What I like most about it is that Greenspan explains how the gold standard, inevitably, causes boom and bust cycles - which don't necessarily coincide with Shumpeterian cycles of creative destruction. Thus, the rub is that bust cycles sink all boats, much as boom cycles raise them. I've seen too many people confuse booms with brains to think it's a good thing.
Greenspan doesn't get into the fact that the gold standard is almost inevitably deflationary, due to the fact that the gold supply almost never increases as fast as the economy increases. Nor does he discuss the fact that if the gold supply increases faster than the economy, that's inflationary. Gold isn't any more magic than fiat money in that respect.

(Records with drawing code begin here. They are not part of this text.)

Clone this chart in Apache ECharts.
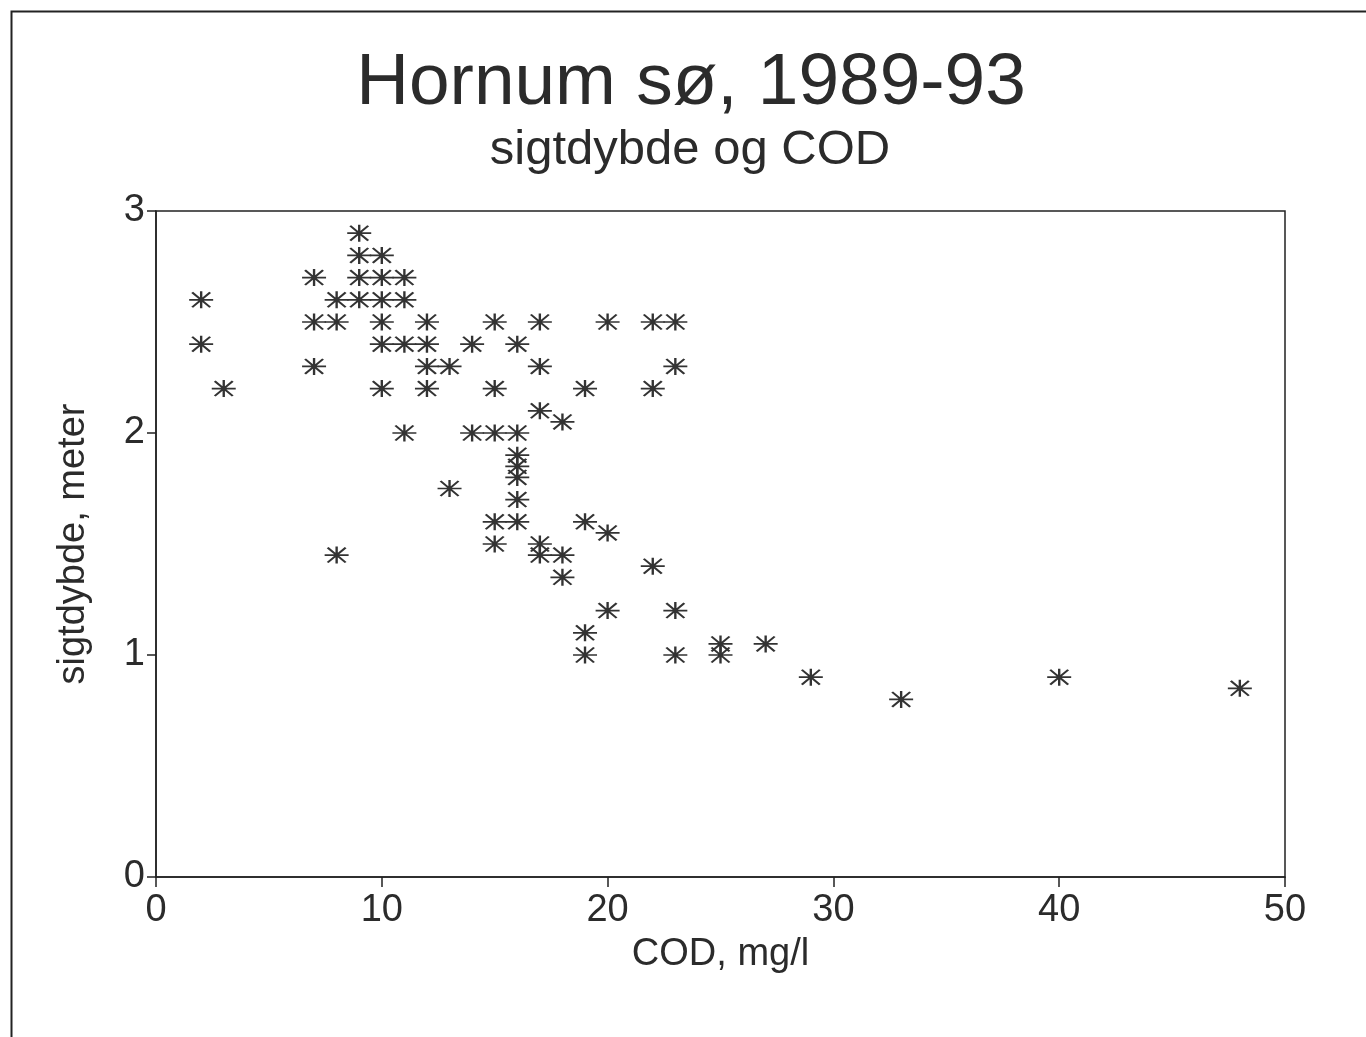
<!DOCTYPE html>
<html>
<head>
<meta charset="utf-8">
<title>Hornum sø, 1989-93</title>
<script src="https://cdn.jsdelivr.net/npm/echarts@6/dist/echarts.min.js"></script>
<style>
  html, body { margin: 0; padding: 0; background: #fff; }
  #chart { width: 1366px; height: 1037px; }
</style>
</head>
<body>
<div id="chart"></div>
<script>
// COD (mg/l) and sigtdybde (m), one entry per measurement
const cod = [
    9,
    9, 10,
    7, 9, 10, 11,
    2, 8, 9, 10, 11,
    7, 8, 10, 12, 15, 17, 20, 22, 23,
    2, 10, 11, 12, 14, 16,
    7, 12, 13, 17, 23,
    3, 10, 12, 15, 19, 22,
    17, 18,
    11, 14, 15, 16,
    16, 16, 16, 13, 16,
    15, 16, 19, 20,
    15, 17,
    8, 17, 18,
    22, 18,
    20, 23, 19,
    25, 27,
    19, 23, 25,
    29, 40, 48, 33
];
const sigtdybde = [
    2.9,
    2.8, 2.8,
    2.7, 2.7, 2.7, 2.7,
    2.6, 2.6, 2.6, 2.6, 2.6,
    2.5, 2.5, 2.5, 2.5, 2.5, 2.5, 2.5, 2.5, 2.5,
    2.4, 2.4, 2.4, 2.4, 2.4, 2.4,
    2.3, 2.3, 2.3, 2.3, 2.3,
    2.2, 2.2, 2.2, 2.2, 2.2, 2.2,
    2.1, 2.05,
    2.0, 2.0, 2.0, 2.0,
    1.9, 1.85, 1.8, 1.75, 1.7,
    1.6, 1.6, 1.6, 1.55,
    1.5, 1.5,
    1.45, 1.45, 1.45,
    1.4, 1.35,
    1.2, 1.2, 1.1,
    1.05, 1.05,
    1.0, 1.0, 1.0,
    0.9, 0.9, 0.85, 0.8
];
const xTicks = [0, 10, 20, 30, 40, 50];
const yTicks = [0, 1, 2, 3];

const font = "'Liberation Sans', Arial, Helvetica, sans-serif";
const ink = '#2b2b2b';
// asterisk marker: horizontal, vertical and two diagonal strokes
const star = 'path://M0,8 L24,8 M12,0 L12,16 M3,1 L21,15 M3,15 L21,1';

const points = cod.map((c, i) => [c, sigtdybde[i]]);

const chart = echarts.init(document.getElementById('chart'));
chart.setOption({
    backgroundColor: '#fff',
    animation: false,
    textStyle: { fontFamily: font, color: ink },
    title: [
        {
            text: 'Hornum sø, 1989-93',
            left: 686,
            top: 42,
            textAlign: 'center',
            textStyle: { fontFamily: font, fontSize: 73, fontWeight: 'normal', color: ink }
        },
        {
            text: 'sigtdybde og COD',
            left: 685,
            top: 121,
            textAlign: 'center',
            textStyle: { fontFamily: font, fontSize: 49, fontWeight: 'normal', color: ink }
        }
    ],
    graphic: [{
        type: 'rect',
        left: 9,
        top: 9,
        shape: { width: 1400, height: 1100 },
        style: { fill: 'none', stroke: '#222', lineWidth: 2 },
        silent: true
    }],
    grid: {
        left: 156,
        right: 81,
        top: 211,
        bottom: 160,
        show: true,
        borderColor: '#222',
        borderWidth: 1.5,
        containLabel: false
    },
    xAxis: {
        type: 'value',
        min: xTicks[0],
        max: xTicks[xTicks.length - 1],
        interval: 10,
        name: 'COD, mg/l',
        nameLocation: 'middle',
        nameGap: 59,
        nameTextStyle: { fontFamily: font, fontSize: 38, color: ink },
        axisLine: { onZero: false, lineStyle: { color: '#222', width: 1.5 } },
        axisTick: { show: true, length: 10, lineStyle: { color: '#222', width: 1.5 } },
        axisLabel: { fontFamily: font, fontSize: 38, color: ink, margin: 15 },
        splitLine: { show: false }
    },
    yAxis: {
        type: 'value',
        min: yTicks[0],
        max: yTicks[yTicks.length - 1],
        interval: 1,
        name: 'sigtdybde, meter',
        nameLocation: 'middle',
        nameGap: 63,
        nameTextStyle: { fontFamily: font, fontSize: 38, color: ink },
        axisLine: { onZero: false, lineStyle: { color: '#222', width: 1.5 } },
        axisTick: { show: true, length: 9, lineStyle: { color: '#222', width: 1.5 } },
        axisLabel: { fontFamily: font, fontSize: 38, color: ink, margin: 11 },
        splitLine: { show: false }
    },
    series: [{
        type: 'scatter',
        data: points,
        symbol: star,
        symbolSize: [24, 17],
        itemStyle: { color: 'none', borderColor: '#333', borderWidth: 2, opacity: 1 },
        emphasis: { disabled: true }
    }]
});
</script>
</body>
</html>
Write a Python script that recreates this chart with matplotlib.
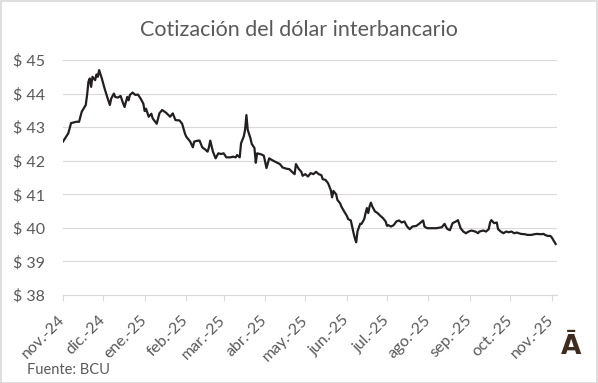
import numpy as np
import pandas as pd
import matplotlib
matplotlib.use("Agg")
import matplotlib.pyplot as plt
import matplotlib.patches as patches

# dias desde el 1-nov-2024 y cotizacion
dias = [0, 4, 6, 10, 12, 14, 17, 18, 19, 20, 21, 22, 24, 25, 26, 27, 29, 31, 33, 35,
        36, 38, 39, 41, 43, 45, 46, 48, 49, 50, 52, 54, 56, 58, 60, 61, 62, 64, 66, 67,
        69, 70, 72, 74, 77, 80, 82, 84, 87, 89, 91, 92, 95, 97, 98, 101, 102, 104, 106, 108,
        109, 110, 112, 114, 116, 118, 120, 122, 125, 127, 129, 130, 132, 133, 135, 136, 137, 138, 140, 141,
        143, 144, 145, 148, 150, 152, 154, 157, 160, 162, 164, 167, 169, 171, 173, 174, 176, 178, 179, 181,
        183, 185, 187, 189, 191, 193, 194, 196, 198, 200, 201, 202, 204, 205, 207, 208, 210, 212, 213, 215,
        217, 218, 219, 220, 222, 223, 225, 226, 227, 228, 229, 230, 231, 233, 235, 237, 239, 241, 242, 243,
        245, 247, 249, 251, 253, 255, 257, 259, 261, 264, 266, 269, 270, 272, 275, 279, 283, 285, 286, 287,
        289, 291, 294, 295, 297, 299, 301, 303, 305, 308, 310, 311, 314, 316, 318, 319, 320, 322, 324, 325,
        327, 329, 331, 333, 335, 337, 339, 342, 345, 347, 350, 352, 354, 357, 359, 360, 362, 364, 365, 367,
        368]
cotizacion = [42.57, 42.82, 43.12, 43.16, 43.16, 43.46, 43.66, 43.96, 44.35, 44.45, 44.20, 44.50, 44.40, 44.57, 44.50, 44.70, 44.45, 44.16, 43.90, 43.66,
              43.85, 44.00, 43.90, 43.88, 43.93, 43.70, 43.60, 43.90, 43.80, 43.96, 44.03, 43.96, 43.97, 43.85, 43.70, 43.48, 43.55, 43.31, 43.40, 43.26,
              43.15, 43.10, 43.41, 43.51, 43.43, 43.31, 43.41, 43.21, 43.20, 43.10, 42.82, 42.72, 42.57, 42.40, 42.57, 42.60, 42.60, 42.40, 42.34, 42.27,
              42.40, 42.60, 42.27, 42.07, 42.22, 42.20, 42.22, 42.10, 42.10, 42.12, 42.10, 42.17, 42.10, 42.52, 42.72, 42.92, 43.36, 42.92, 42.67, 42.50,
              42.38, 41.94, 42.22, 42.19, 42.15, 41.78, 42.07, 42.00, 41.94, 41.90, 41.80, 41.76, 41.75, 41.67, 41.60, 41.90, 41.76, 41.67, 41.55, 41.60,
              41.53, 41.63, 41.60, 41.67, 41.60, 41.57, 41.45, 41.43, 41.33, 41.13, 40.91, 41.10, 41.00, 40.83, 40.73, 40.63, 40.49, 40.36, 40.26, 40.22,
              39.85, 39.69, 39.57, 39.90, 40.12, 40.12, 40.26, 40.44, 40.59, 40.44, 40.64, 40.75, 40.64, 40.49, 40.44, 40.36, 40.29, 40.19, 40.06, 40.08,
              40.04, 40.08, 40.19, 40.22, 40.16, 40.19, 40.04, 39.96, 40.04, 40.06, 40.12, 40.22, 40.04, 39.99, 39.99, 39.99, 40.02, 40.12, 40.04, 39.97,
              39.93, 40.14, 40.20, 40.23, 39.99, 39.89, 39.84, 39.89, 39.92, 39.89, 39.84, 39.89, 39.92, 39.89, 39.96, 40.16, 40.23, 40.14, 40.16, 39.96,
              39.89, 39.84, 39.89, 39.87, 39.89, 39.84, 39.86, 39.82, 39.81, 39.79, 39.79, 39.81, 39.82, 39.81, 39.82, 39.79, 39.76, 39.76, 39.72, 39.59,
              39.52]
meses = ["nov.-24", "dic.-24", "ene.-25", "feb.-25", "mar.-25", "abr.-25", "may.-25",
         "jun.-25", "jul.-25", "ago.-25", "sep.-25", "oct.-25", "nov.-25"]
y_ticks = [38, 39, 40, 41, 42, 43, 44, 45]

inicio = pd.Timestamp("2024-11-01")
fechas = inicio + pd.to_timedelta(dias, unit="D")
ticks_meses = pd.date_range(inicio, periods=len(meses), freq="MS")

plt.rcParams["font.family"] = ["Lato", "DejaVu Sans"]
gris = "#595959"

fig = plt.figure(figsize=(5.98, 3.83), dpi=100)
ax = fig.add_axes([63 / 598, 1 - 295 / 383, 494 / 598, 235 / 383])

ax.plot(fechas, cotizacion, color="#231f20", linewidth=1.6)

ax.set_ylim(38, 45)
ax.set_yticks(y_ticks)
ax.set_yticklabels([f"$ {v}" for v in y_ticks])
ax.set_xlim(inicio, inicio + pd.Timedelta(days=369))
ax.set_xticks(ticks_meses)
ax.set_xticklabels(meses, rotation=45, ha="right", va="center", rotation_mode="anchor")

ax.grid(axis="y", color="#d9d9d9", linewidth=0.8)
ax.set_axisbelow(True)
for s in ["top", "right", "left"]:
    ax.spines[s].set_visible(False)
ax.spines["bottom"].set_color("#d9d9d9")
ax.spines["bottom"].set_linewidth(0.8)
ax.tick_params(axis="y", length=0, pad=13, labelsize=11.5, labelcolor=gris)
ax.tick_params(axis="x", length=4.5, color="#d9d9d9", width=0.8, pad=12,
               labelsize=11.5, labelcolor=gris)

fig.text(0.5, 1 - 30 / 383, "Cotización del dólar interbancario", ha="center",
         va="center", fontsize=15.5, color=gris)
fig.text(27 / 598, 1 - 370 / 383, "Fuente: BCU", ha="left", va="center",
         fontsize=10.5, color=gris)
fig.text(571 / 598, 1 - 347 / 383, "Ā", ha="center", va="center", fontsize=19,
         fontweight="bold", family="DejaVu Sans", color="#3d2b1f")

fig.patches.append(patches.Rectangle((0.001, 0.001), 0.997, 0.997, transform=fig.transFigure,
                                     fill=False, edgecolor="#d9d9d9", linewidth=1.2))

plt.savefig("out.png", dpi=100)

Nor does he discuss the fact that central banks on the gold standard were no more willing nor able to allow a free market in gold than they are willing and able to allow a free market in money today. During World War I, all the combatant nations went off the gold standard, and printed fiat money, increasing the money supply on average 3 to 5 times - not counting Germany, which is a special case due to the hyperinflation. The same nations were back on the gold standard by 1925, and that's when the world started to slide into depression. It was seen in commodities first. By pegging the pound/gold ratio at the pre-war level, and the dollar/gold ratio at the pre-war level, England and the US forced their own economies into the worst deflation the world has ever known. The result is what we call the Great Depression. Nobel Prize economist Robert Mundell explains it quite well.
134.48.50.238
And this is all without getting into the problem of foreign exchange rates. Whenever a country uses fixed exchange rates, it is a potential target for arbitrage plays - under the gold standard or not. A country with enough gold and an inclination to cause mischief to another country can do so - as France did to Germany and Austria at least twice in the 1920's.
Those who would have us return to the gold standard don't deny that gold causes boom and bust cycles - they say boom and bust cycles are good things and/or inevitable. Nor do they deny that the gold standard is deflationary - they say that deflation is a good thing.
This is a very old debate - Adam Smith suggested, in The Wealth of Nations (1776), that because gold was scarce, money could safely be backed by merchant's bills of exchange, without causing inflation.
Whether or not a nation, or the world, adheres to the gold standard, something very much resembling money will always be created using credit - and that's out of the hands of the central bankers and beyond their control.